=== GIVEN RECORDS ===
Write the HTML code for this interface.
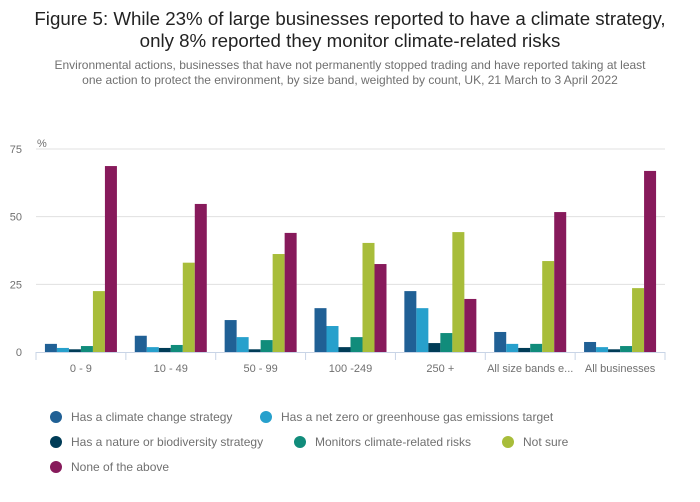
<!DOCTYPE html>
<html><head><meta charset="utf-8"><style>
body{margin:0;background:#fff;font-family:"Liberation Sans",sans-serif;}
.wrap{position:relative;width:700px;height:502px;overflow:hidden}
h1{position:absolute;top:8px;left:0;width:700px;margin:0;text-align:center;font-size:18.7px;font-weight:normal;color:#222;line-height:22px}
.sub{position:absolute;top:58px;left:42px;width:616px;text-align:center;font-size:12px;color:#707070;line-height:15px}
.leg{position:absolute;font-size:12px;color:#707070;display:flex;align-items:center}
.leg i{display:inline-block;width:12px;height:12px;border-radius:50%;margin-right:9px}
</style></head><body>
<div class="wrap">
<h1>Figure 5: While 23% of large businesses reported to have a climate strategy,<br>only 8% reported they monitor climate-related risks</h1>
<div class="sub">Environmental actions, businesses that have not permanently stopped trading and have reported taking at least<br>one action to protect the environment, by size band, weighted by count, UK, 21 March to 3 April 2022</div>
<svg id="c" width="700" height="400" style="position:absolute;top:0;left:0"></svg>
<div class="leg" style="left:50px;top:410px"><i style="background:#206095"></i>Has a climate change strategy</div>
<div class="leg" style="left:260px;top:410px"><i style="background:#27a0cc"></i>Has a net zero or greenhouse gas emissions target</div>
<div class="leg" style="left:50px;top:435px"><i style="background:#003c57"></i>Has a nature or biodiversity strategy</div>
<div class="leg" style="left:294px;top:435px"><i style="background:#118c7b"></i>Monitors climate-related risks</div>
<div class="leg" style="left:502px;top:435px"><i style="background:#a8bd3a"></i>Not sure</div>
<div class="leg" style="left:50px;top:460px"><i style="background:#871a5b"></i>None of the above</div>
</div>
<script>
const categories=["0 - 9","10 - 49","50 - 99","100 -249","250 +","All size bands e...","All businesses"];
const strategy=[3,6,11.8,16.2,22.5,7.4,3.7];
const netZero=[1.5,1.8,5.5,9.6,16.2,3,1.8];
const nature=[1,1.5,1,1.8,3.3,1.5,1];
const risks=[2.2,2.6,4.4,5.5,7,3,2.2];
const notSure=[22.5,33,36.2,40.3,44.3,33.6,23.6];
const none=[68.7,54.7,44,32.5,19.6,51.7,66.9];
const yTicks=[0,25,50,75];
const series=[strategy,netZero,nature,risks,notSure,none];
const colors=["#206095","#27a0cc","#003c57","#118c7b","#a8bd3a","#871a5b"];
const NS="http://www.w3.org/2000/svg",svg=document.getElementById('c');
const x0=36,x1=665,y0=352,yTop=149,yMax=75;
const y=v=>y0-(v/yMax)*(y0-yTop);
const gw=(x1-x0)/categories.length,bw=12;
function mk(t,a){const e=document.createElementNS(NS,t);for(const k in a)e.setAttribute(k,a[k]);svg.appendChild(e);return e;}
yTicks.forEach(t=>{
 if(t>0){const l=mk('line',{x1:x0,x2:x1,y1:y(t),y2:y(t),stroke:'#e0e0e0'});
 
 }
 const tx=mk('text',{x:22,y:y(t)+4,'font-size':11,fill:'#707070','text-anchor':'end','font-family':'Liberation Sans'});
 tx.textContent=t;
 
 
});
const pc=mk('text',{x:37,y:147,'font-size':11,fill:'#707070','font-family':'Liberation Sans'});pc.textContent='%';


categories.forEach((c,i)=>{
 const gx=x0+i*gw,start=gx+(gw-bw*series.length)/2;
 series.forEach((s,j)=>{
  const r=mk('rect',{x:start+j*bw,y:y(s[i]),width:bw,height:y0-y(s[i]),fill:colors[j]});
  
  
 });
 const t=mk('text',{x:gx+gw/2,y:372,'font-size':11,fill:'#707070','text-anchor':'middle','font-family':'Liberation Sans'});
 t.textContent=c;
 
 
});
for(let i=0;i<=categories.length;i++){const gx=x0+i*gw;const l=mk('line',{x1:gx,x2:gx,y1:y0,y2:y0+8,stroke:'#c8d4e6'});
 
 }
const ax=mk('line',{x1:x0,x2:x1,y1:y0+0.5,y2:y0+0.5,stroke:'#c8d4e6'});


</script>
</body></html>
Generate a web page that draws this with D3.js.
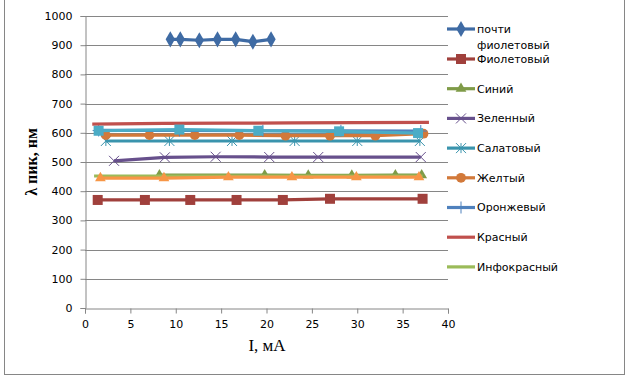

=== EXERCISE ===
The entries above should be reproduced exactly, without their pictures.

=== EXERCISE RESPONSE ===
Write the HTML code for this interface.
<!DOCTYPE html>
<html><head><meta charset="utf-8"><style>
body{margin:0;background:#fff;font-family:"Liberation Sans",sans-serif;}
.wrap{position:relative;width:700px;height:502px;overflow:hidden}
h1{position:absolute;top:8px;left:0;width:700px;margin:0;text-align:center;font-size:18.7px;font-weight:normal;color:#222;line-height:22px}
.sub{position:absolute;top:58px;left:42px;width:616px;text-align:center;font-size:12px;color:#707070;line-height:15px}
.leg{position:absolute;font-size:12px;color:#707070;display:flex;align-items:center}
.leg i{display:inline-block;width:12px;height:12px;border-radius:50%;margin-right:9px}
</style></head><body>
<div class="wrap">
<h1>Figure 5: While 23% of large businesses reported to have a climate strategy,<br>only 8% reported they monitor climate-related risks</h1>
<div class="sub">Environmental actions, businesses that have not permanently stopped trading and have reported taking at least<br>one action to protect the environment, by size band, weighted by count, UK, 21 March to 3 April 2022</div>
<svg id="c" width="700" height="400" style="position:absolute;top:0;left:0"></svg>
<div class="leg" style="left:50px;top:410px"><i style="background:#206095"></i>Has a climate change strategy</div>
<div class="leg" style="left:260px;top:410px"><i style="background:#27a0cc"></i>Has a net zero or greenhouse gas emissions target</div>
<div class="leg" style="left:50px;top:435px"><i style="background:#003c57"></i>Has a nature or biodiversity strategy</div>
<div class="leg" style="left:294px;top:435px"><i style="background:#118c7b"></i>Monitors climate-related risks</div>
<div class="leg" style="left:502px;top:435px"><i style="background:#a8bd3a"></i>Not sure</div>
<div class="leg" style="left:50px;top:460px"><i style="background:#871a5b"></i>None of the above</div>
</div>
<script>
const categories=["0 - 9","10 - 49","50 - 99","100 -249","250 +","All size bands e...","All businesses"];
const strategy=[3,6,11.8,16.2,22.5,7.4,3.7];
const netZero=[1.5,1.8,5.5,9.6,16.2,3,1.8];
const nature=[1,1.5,1,1.8,3.3,1.5,1];
const risks=[2.2,2.6,4.4,5.5,7,3,2.2];
const notSure=[22.5,33,36.2,40.3,44.3,33.6,23.6];
const none=[68.7,54.7,44,32.5,19.6,51.7,66.9];
const yTicks=[0,25,50,75];
const series=[strategy,netZero,nature,risks,notSure,none];
const colors=["#206095","#27a0cc","#003c57","#118c7b","#a8bd3a","#871a5b"];
const NS="http://www.w3.org/2000/svg",svg=document.getElementById('c');
const x0=36,x1=665,y0=352,yTop=149,yMax=75;
const y=v=>y0-(v/yMax)*(y0-yTop);
const gw=(x1-x0)/categories.length,bw=12;
function mk(t,a){const e=document.createElementNS(NS,t);for(const k in a)e.setAttribute(k,a[k]);svg.appendChild(e);return e;}
yTicks.forEach(t=>{
 if(t>0){const l=mk('line',{x1:x0,x2:x1,y1:y(t),y2:y(t),stroke:'#e0e0e0'});
 
 }
 const tx=mk('text',{x:22,y:y(t)+4,'font-size':11,fill:'#707070','text-anchor':'end','font-family':'Liberation Sans'});
 tx.textContent=t;
 
 
});
const pc=mk('text',{x:37,y:147,'font-size':11,fill:'#707070','font-family':'Liberation Sans'});pc.textContent='%';


categories.forEach((c,i)=>{
 const gx=x0+i*gw,start=gx+(gw-bw*series.length)/2;
 series.forEach((s,j)=>{
  const r=mk('rect',{x:start+j*bw,y:y(s[i]),width:bw,height:y0-y(s[i]),fill:colors[j]});
  
  
 });
 const t=mk('text',{x:gx+gw/2,y:372,'font-size':11,fill:'#707070','text-anchor':'middle','font-family':'Liberation Sans'});
 t.textContent=c;
 
 
});
for(let i=0;i<=categories.length;i++){const gx=x0+i*gw;const l=mk('line',{x1:gx,x2:gx,y1:y0,y2:y0+8,stroke:'#c8d4e6'});
 
 }
const ax=mk('line',{x1:x0,x2:x1,y1:y0+0.5,y2:y0+0.5,stroke:'#c8d4e6'});


</script>
</body></html>
Generate a web page that draws this with D3.js.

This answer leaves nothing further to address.